Pavel Durov, fondatore e amministratore delegato di Telegram, è stato arrestato in Francia in base ad una lunga serie di accuse che stanno scuotendo il panorama tecnologico e giuridico internazionale. Secondo un rapporto diffuso da Reuters e ulteriormente approfondito da TF1, le autorità francesi hanno agito in seguito a presunte gravi violazioni legate alla mancanza di moderazione dei contenuti su Telegram, all’omessa cooperazione con le forze dell’ordine e alla promozione di strumenti come criptovalute e numeri telefonici usa e getta, che renderebbero la piattaforma particolarmente favorevole alle attività di narcotrafficanti e pedofili.

Gli inquirenti francesi sostengono inoltre che Durov, tramite la sua piattaforma, non si sia limitato a permettere che tali attività avvenissero, ma che, attraverso le scelte di design di Telegram, sia stato un vero e proprio complice nella commissione dei reati. In particolare, la struttura di Telegram, con la sua crittografia end-to-end e la possibilità di utilizzare strumenti anonimi e difficilmente tracciabili, è considerata dagli investigatori un ostacolo significativo alle indagini della polizia.
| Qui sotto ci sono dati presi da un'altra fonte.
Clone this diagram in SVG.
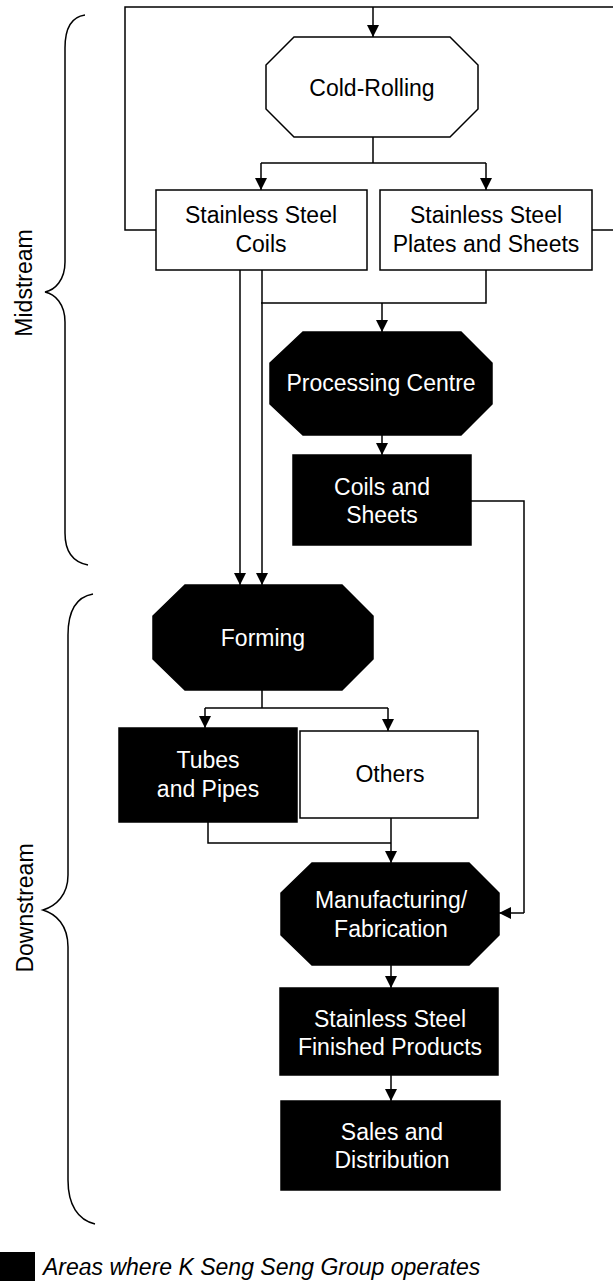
<svg xmlns="http://www.w3.org/2000/svg" width="613" height="1281" viewBox="0 0 613 1281">
<style>
  text { font-family: "Liberation Sans", Arial, sans-serif; font-size: 23px; text-anchor: middle; }
  .light { fill: #ffffff; stroke: #000000; stroke-width: 1.5; }
  .dark { fill: #000000; stroke: #000000; stroke-width: 1.5; }
  .lt { fill: #000000; }
  .dt { fill: #ffffff; }
  .conn { fill: none; stroke: #000000; stroke-width: 1.5; }
  .brace { fill: none; stroke: #000000; stroke-width: 1.5; }
  .side { fill: #000000; }
  .legend { font-style: italic; text-anchor: start; }
</style>
<defs>
  <marker id="arrow" viewBox="0 0 12 12" refX="12" refY="6" markerWidth="12" markerHeight="12" markerUnits="userSpaceOnUse" orient="auto">
    <path d="M0,0 L12,6 L0,12 Z" fill="#000000"/>
  </marker>
</defs>
<rect x="0" y="0" width="613" height="1281" fill="#ffffff"/>

<g id="connectors">
  <!-- top loop -->
  <polyline class="conn" points="156,230 125,230 125,7 613,7"/>
  <line class="conn" x1="373" y1="7" x2="373" y2="37" marker-end="url(#arrow)"/>
  <line class="conn" x1="592" y1="230" x2="613" y2="230"/>
  <!-- cold rolling split -->
  <polyline class="conn" points="373,137 373,163"/>
  <polyline class="conn" points="261,163 486,163"/>
  <line class="conn" x1="261" y1="163" x2="261" y2="190" marker-end="url(#arrow)"/>
  <line class="conn" x1="486" y1="163" x2="486" y2="190" marker-end="url(#arrow)"/>
  <!-- to processing centre -->
  <polyline class="conn" points="486,270 486,303 261,303"/>
  <line class="conn" x1="382" y1="303" x2="382" y2="332" marker-end="url(#arrow)"/>
  <!-- coils to forming -->
  <line class="conn" x1="240" y1="270" x2="240" y2="585" marker-end="url(#arrow)"/>
  <line class="conn" x1="262" y1="270" x2="262" y2="585" marker-end="url(#arrow)"/>
  <!-- processing to coils and sheets -->
  <line class="conn" x1="382" y1="435" x2="382" y2="455" marker-end="url(#arrow)"/>
  <!-- coils and sheets to manufacturing -->
  <polyline class="conn" points="471,501 524,501 524,913"/>
  <line class="conn" x1="524" y1="913" x2="499" y2="913" marker-end="url(#arrow)"/>
  <!-- forming split -->
  <polyline class="conn" points="262,690 262,708"/>
  <polyline class="conn" points="205,708 388,708"/>
  <line class="conn" x1="205" y1="708" x2="205" y2="728" marker-end="url(#arrow)"/>
  <line class="conn" x1="388" y1="708" x2="388" y2="731" marker-end="url(#arrow)"/>
  <!-- tubes/others to manufacturing -->
  <polyline class="conn" points="208,822 208,843 391,843"/>
  <line class="conn" x1="391" y1="818" x2="391" y2="863" marker-end="url(#arrow)"/>
  <!-- downstream chain -->
  <line class="conn" x1="391" y1="965" x2="391" y2="988" marker-end="url(#arrow)"/>
  <line class="conn" x1="391" y1="1075" x2="391" y2="1101" marker-end="url(#arrow)"/>
</g>

<g id="cold-rolling">
  <polygon class="light" points="294,37 450,37 478,65 478,109 450,137 294,137 266,109 266,65"/>
  <text class="lt" x="372" y="96">Cold-Rolling</text>
</g>

<g id="ss-coils">
  <rect class="light" x="156" y="190" width="211" height="80"/>
  <text class="lt" x="261" y="223">Stainless Steel</text>
  <text class="lt" x="261" y="252">Coils</text>
</g>

<g id="ss-plates">
  <rect class="light" x="380" y="190" width="212" height="80"/>
  <text class="lt" x="486" y="223">Stainless Steel</text>
  <text class="lt" x="486" y="252">Plates and Sheets</text>
</g>

<g id="processing-centre">
  <polygon class="dark" points="303,332 461,332 492,363 492,404 461,435 303,435 270,404 270,363"/>
  <text class="dt" x="381" y="391">Processing Centre</text>
</g>

<g id="coils-and-sheets">
  <rect class="dark" x="293" y="455" width="178" height="90"/>
  <text class="dt" x="382" y="495">Coils and</text>
  <text class="dt" x="382" y="523">Sheets</text>
</g>

<g id="forming">
  <polygon class="dark" points="185,585 342,585 373,616 373,659 342,690 185,690 153,659 153,616"/>
  <text class="dt" x="263" y="646">Forming</text>
</g>

<g id="tubes-and-pipes">
  <rect class="dark" x="119" y="728" width="178" height="94"/>
  <text class="dt" x="208" y="768">Tubes</text>
  <text class="dt" x="208" y="797">and Pipes</text>
</g>

<g id="others">
  <rect class="light" x="300" y="731" width="178" height="87"/>
  <text class="lt" x="390" y="782">Others</text>
</g>

<g id="manufacturing">
  <polygon class="dark" points="312,863 469,863 499,893 499,935 469,965 312,965 281,935 281,893"/>
  <text class="dt" x="391" y="908">Manufacturing/</text>
  <text class="dt" x="391" y="937">Fabrication</text>
</g>

<g id="finished-products">
  <rect class="dark" x="280" y="988" width="218" height="87"/>
  <text class="dt" x="390" y="1027">Stainless Steel</text>
  <text class="dt" x="390" y="1055">Finished Products</text>
</g>

<g id="sales-distribution">
  <rect class="dark" x="281" y="1101" width="219" height="89"/>
  <text class="dt" x="392" y="1140">Sales and</text>
  <text class="dt" x="392" y="1168">Distribution</text>
</g>

<g id="midstream-brace">
  <path class="brace" d="M85,15 C70,17 65,30 65,48 L65,262 C65,280 55,290 45,292 C55,294 65,304 65,322 L65,533 C65,550 72,562 88,565"/>
  <text class="side" transform="translate(32,283) rotate(-90)">Midstream</text>
</g>

<g id="downstream-brace">
  <path class="brace" d="M93,594 C76,597 68,612 68,635 L68,875 C68,895 56,906 43,910 C56,914 68,925 68,947 L68,1180 C68,1205 78,1220 95,1224"/>
  <text class="side" transform="translate(33,908) rotate(-90)">Downstream</text>
</g>

<g id="legend">
  <rect x="0" y="1252" width="35" height="29" fill="#000000"/>
  <text class="legend" x="43" y="1275">Areas where K Seng Seng Group operates</text>
</g>
</svg>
Questo caso solleva un interrogativo fondamentale: fino a che punto chi progetta un prodotto o un servizio può essere ritenuto responsabile dei reati che vengono commessi da chi lo utilizza? La vicenda di Durov richiama alla memoria altri casi analoghi, come il confronto del 2016 tra Apple e l’FBI, quando la compagnia di Cupertino si rifiutò, motivi di sicurezza e privacy, di sbloccare un iPhone utilizzato dagli autori della strage di San Bernardino. Tuttavia, a differenza di Apple, che non ha subito conseguenze legali per la sua posizione, il caso di Telegram potrebbe segnare un punto di svolta se le accuse contro Durov si dimostrassero fondate.

Un altro esempio rilevante è quello di Encrochat, una piattaforma di messaggistica cifrata utilizzata prevalentemente nel mondo criminale europeo, smantellata da un’indagine franco-olandese. Gli Encro-Phones erano dispositivi modificati appositamente per rendere quasi impossibile la tracciabilità da parte delle autorità, evidenziando come le scelte di design di una tecnologia possano avere conseguenze legali.

Dal punto di vista giuridico, il concetto di "responsabilità da progettazione" è ancora un terreno in gran parte inesplorato. In generale, la responsabilità penale richiede la prova di un coinvolgimento diretto e consapevole nell'agevolare un reato. Tuttavia, se si iniziasse a considerare le scelte progettuali come base per la complicità in reati commessi tramite piattaforme digitali, questo potrebbe portare a una rivoluzione nel modo in cui i prodotti tecnologici vengono sviluppati e regolamentati.

L’arresto di Durov potrebbe avere ripercussioni profonde non solo per Telegram, ma per l’intero ecosistema digitale. Se le autorità iniziassero a sanzionare penalmente le Big Tech per la responsabilità da progettazione, ciò potrebbe tradursi in un rafforzamento delle misure di controllo e sorveglianza di massa, minando il principio di anonimato e privacy su cui molte piattaforme si basano. Questo scenario distopico implicherebbe una maggiore ingerenza statale nelle tecnologie crittografiche, con l'introduzione di backdoor e altre misure che potrebbero compromettere la sicurezza degli utenti in nome della prevenzione criminale.

Il caso Durov rappresenta un dilemma centrale per il futuro delle piattaforme digitali: fino a che punto è giusto responsabilizzare i creatori di tecnologie per l'uso che ne viene fatto? La risposta a questa domanda potrebbe avere conseguenze devastanti per la libertà individuale, la privacy e la cybersicurezza.